We handled it differently.  When Art Rosenbaum (a truly wonderful writer) from the San Francisco Chronicle told me that not only didn’t he think Roller Derby belonged on the sport page, but he was limited in his space, and he had to take care of all the other sports down to high school track.

So at our games I had it announced that many of our fans (I guess I counted myself as many) who lived in different areas were upset because they didn’t get the nightly scores and we suggested they call their local sports editors.  Before long our scores and often a short synopsis of the game (which our announcers called in after the games to the sports departments) were appearing in all the Bay Area papers…..do they really care about their high judgment?  No, they want to satisfy their readers.

And we had the most powerful thing going for us:  a live telecast every Sunday night and a repeat every Saturday morning.  And this is something you can do: we got one of our local radio stations to do a “Roller Derby report” for 5 minutes three times a week.  And of course we gave the scores, talked about the stars (you all better start addressing that soon; people come to see Suzy Hotrod, Pia Mess, Val Capone, Anamtrix, etc, and I know all about the jealousy of “stars”, but until you build them up, you are going to get a lot of one-timers at your games), and promoted all the upcoming events and our community services we were engaged in.

Image by enjoymath from stock.xchng.com.

Unfortunately (for them), the newspapers are losing their impact:  television, radio, Sirius, social media, etc. are what you should go after, as well as other sections of the paper.  The people in Derby are not doing what they are doing to impress sportswriters, but are doing what they love and just want to survive and grow.

Now the other point that some expressed in Derby Baby was about the names.  Is it the Derby names that are keeping the game from wider acceptance.  My feelings? If you are doing something that is bringing more people into your arena (except slow Derby…..ok, I will shut up), you have every right (obviously as a league) to keep doing what you are doing.  When a TV network comes to you and says we want to televise your games and pay you a lot of money, but you have to use your real names, THAT is the time to decide.

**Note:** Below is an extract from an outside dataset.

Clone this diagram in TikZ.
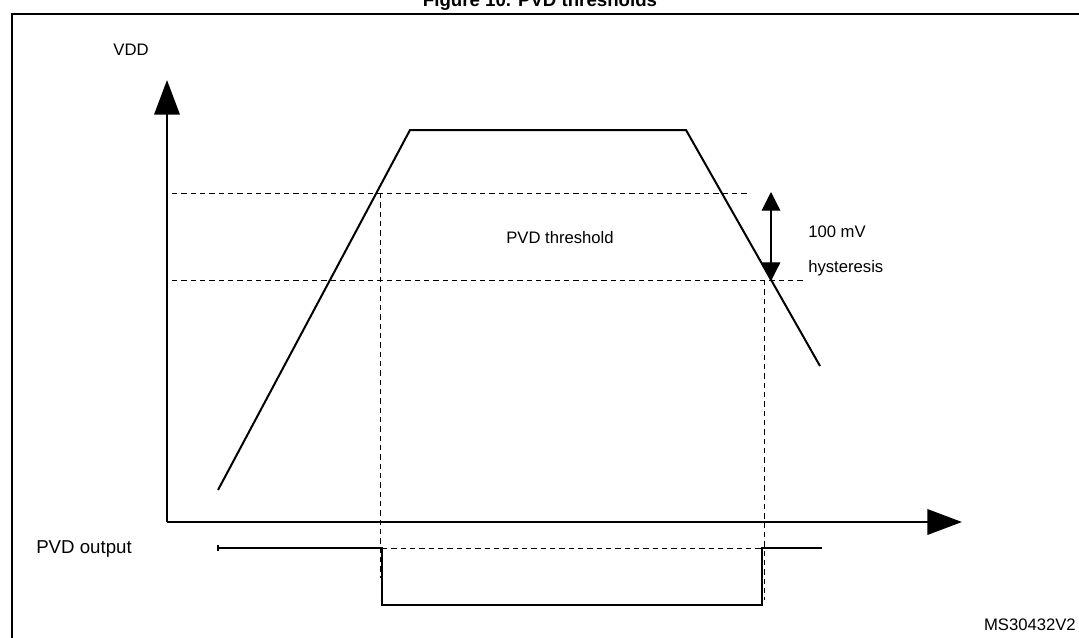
\documentclass[tikz,border=0pt]{standalone}
\usepackage{fontspec}
\setmainfont{Liberation Sans}
\usetikzlibrary{arrows.meta}
\begin{document}
\begin{tikzpicture}[x=0.75pt,y=-0.75pt,
  lbl/.style={font=\fontsize{12.5}{14}\selectfont,inner sep=0pt},
  dsh/.style={dash pattern=on 4pt off 3pt,line width=0.7pt},
  sig/.style={line width=1.5pt},
  ax/.style={line width=2pt,-{Triangle[length=26pt,width=19pt]}}]
\useasboundingbox (0,0) rectangle (1079,637);
\draw[line width=1.3pt] (12,660) -- (12,14) -- (1090,14);
\node[font=\bfseries\fontsize{14}{16}\selectfont] (title) at (540,2) {Figure 10. PVD thresholds};
\node[lbl] (vdd) at (131,50) {VDD};
\coordinate (o) at (167,522);
\coordinate (yt) at (167,80);
\coordinate (xt) at (962,522);
\draw[ax] (o) -- (yt);
\draw[ax] (o) -- (xt);
\coordinate (a) at (218,490); \coordinate (b) at (410,130);
\coordinate (c) at (686,130); \coordinate (d) at (820,366);
\draw[sig] (a) -- (b) -- (c) -- (d);
\draw[dsh] (172,193) -- (750,193);
\draw[dsh] (172,280) -- (805,280);
\draw[dsh] (380,193) -- (380,578);
\draw[dsh] (764,280) -- (764,600);
\draw[dsh] (382,548) -- (762,548);
\coordinate (h1) at (771,192); \coordinate (h2) at (771,281);
\draw[line width=0.9pt,{Triangle[length=14pt,width=14pt]}-{Triangle[length=14pt,width=14pt]}] (h1) -- (h2);
\node[lbl,anchor=west] (mv) at (808,232) {100 mV};
\node[lbl,anchor=west] (hy) at (808,268) {hysteresis};
\node[lbl] (thr) at (560,238) {PVD threshold};
\node[lbl,anchor=west,font=\fontsize{14}{16}\selectfont] (pvd) at (36,549) {PVD output};
\draw[sig] (218,548) -- (382,548) -- (382,605) -- (762,605) -- (762,548) -- (822,548);
\draw[line width=0.8pt] (218,545) -- (218,551);
\node[lbl,anchor=east] (ms) at (1076,625) {MS30432V2};
\end{tikzpicture}
\end{document}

One very strong suggestion:  as you know I can get a bit raunchy on my facebook page, but not too much and I have adult readers.  By your use of scatological or downright pornographic names you are affecting what adults who bring their children see.  I know The Windy City Rollers and other leagues do not allow it.  By the way, I will fight to the death to keep my official Derby name:  “The Commissioner”

I thought you might not notice this:  I am in Derby Baby at least five times, but who is counting?

7 comments on “What’s in a name?

  1. Hi Jerry-

    I remember the Roller Derby report from my youth- I listened every night! Methinks it was on KSAY in San Francisco at 6:05pm. To a pre-teen who had just discovered the Derby and wanted to know all about it, the nightly report was like heaven. I would get so angry when the redshirts would defeat the Bombers- just typing this brought back some great memories…

  2. I think the leagues do an excellent job of getting fans into the venues. It’s the slow derby (among other things) that keeps them from coming back. I do think the derby names are holding back this sport to a certain point, especially when the names are PG-13 bordering on R rated. With rollersports being considered by the IOC for 2020, we really need to clean up our own act. If rollersports and specifically the derby discipline gets on the IOC’s map, obviously, there will be an upswing in awareness of the sport, especially as other national federations try to get teams in order. I feel that whichever amateur association (WFTDA, MADE, OSDA, etc.) is going to prevail is going to be the one who first abandons skate names in favor of real names (which are required by the IOC) or “realish” names (for protection of privacy).

  3. Pingback: What’s in a name? | Thehotflashseattle's Blog

  4. Truth be told, however, there is no specific roller derby girl “type.” Players have often been stereotyped as tattooed tough chicks who’ve perfected Sid Vicious’ upper-lip curl while donning fishnets, spandex or knee-high socks (case in point: the 2009 roller derby film, Whip It, starring Ellen Page). But what players do have in common is the willingness to train hard and play hard — a requirement for any athlete in a contact sport. And on Monday night, everyone on the track—whether they’re new or seasoned skaters, inked arms or not—is putting 110 percent into every rolling stride.

  5. There is a skater in Scandinavia who skates at home as “Fist Fucker.” In Sweden, I suppose, this sort of thing is ok. However, she’s not dumb. When she comes to the UK to skate, or went to Canada for the World Cup, she skated as “Fistie.”

    Nothing wrong there, and if you didn’t know, you wouldn’t get it. When there’s a difference in mores, this is a good way to deal with it. Perhaps the pornographic names need to stay a private joke between skaters, and the public names stay PG-13.

  6. I’ve been enjoying Roller Derby Examiners. https://www.facebook.com/pages/Roller-Derby-Examiners/166012643431561?ref=stream
    Just like Derby itself, a DIY approach to the newsfeed.

    Roller Derby today is like Punk Rock. Started from scratch. Answers to none. Content on the fringe. Catering to it’s odd niche`. As soon as it goes mainstream, it will lose it’s appeal to many. But not as many who will come to love it. The mainstream integration is inevitable. It’s just a matter of time. Then we can say “I knew you when..!” And we will share it as it comes full circle.

    I like the Roller Derby of today because it’s attainable by anyone who wants to put in the effort to get there. I worry mainstreaming derby will turn it into a sport only attainable by what an outsider determines as camera ready players. I want derby with old, fat broads like me. Makes it way more interesting. And I’ll play those pretty, rich sponsored teams any day with my dirty, asphalt worn gear and legitimate, self made league.

  7. Some of the derby names I considered taking DID get pretty “adult.” None of them were dehumanisingly awful, but the fact that I’ve got kids and I frequently show up at their school in derby gear with my helmet made me think twice about having an un-family friendly moniker. (As did the idea of bouting and having my kids screaming out swear words.)

    I like the names aspect; it’s some harmless fun, and for a lot of women, it’s permission to “be someone else.”

    I don’t want us to worry about impressing sportswriters, either. One of the things I LOVE about derby is that it got where it did without any of that, and that the “newer” derby is unashamedly not mainstream. (Yet we still have our fans. I think a lot of people go initially for the novelty, then realise that it’s an actual sport and that the community is awesome and get into it.) I love that you *might* be tattooed and have unnatural-coloured hair and an alternative style or that you might look like the girl next door and you’re just as welcome if you want to join in and are prepared to put in the hard yards.

    Maybe there needs to be a bit of give on the side of the public, too.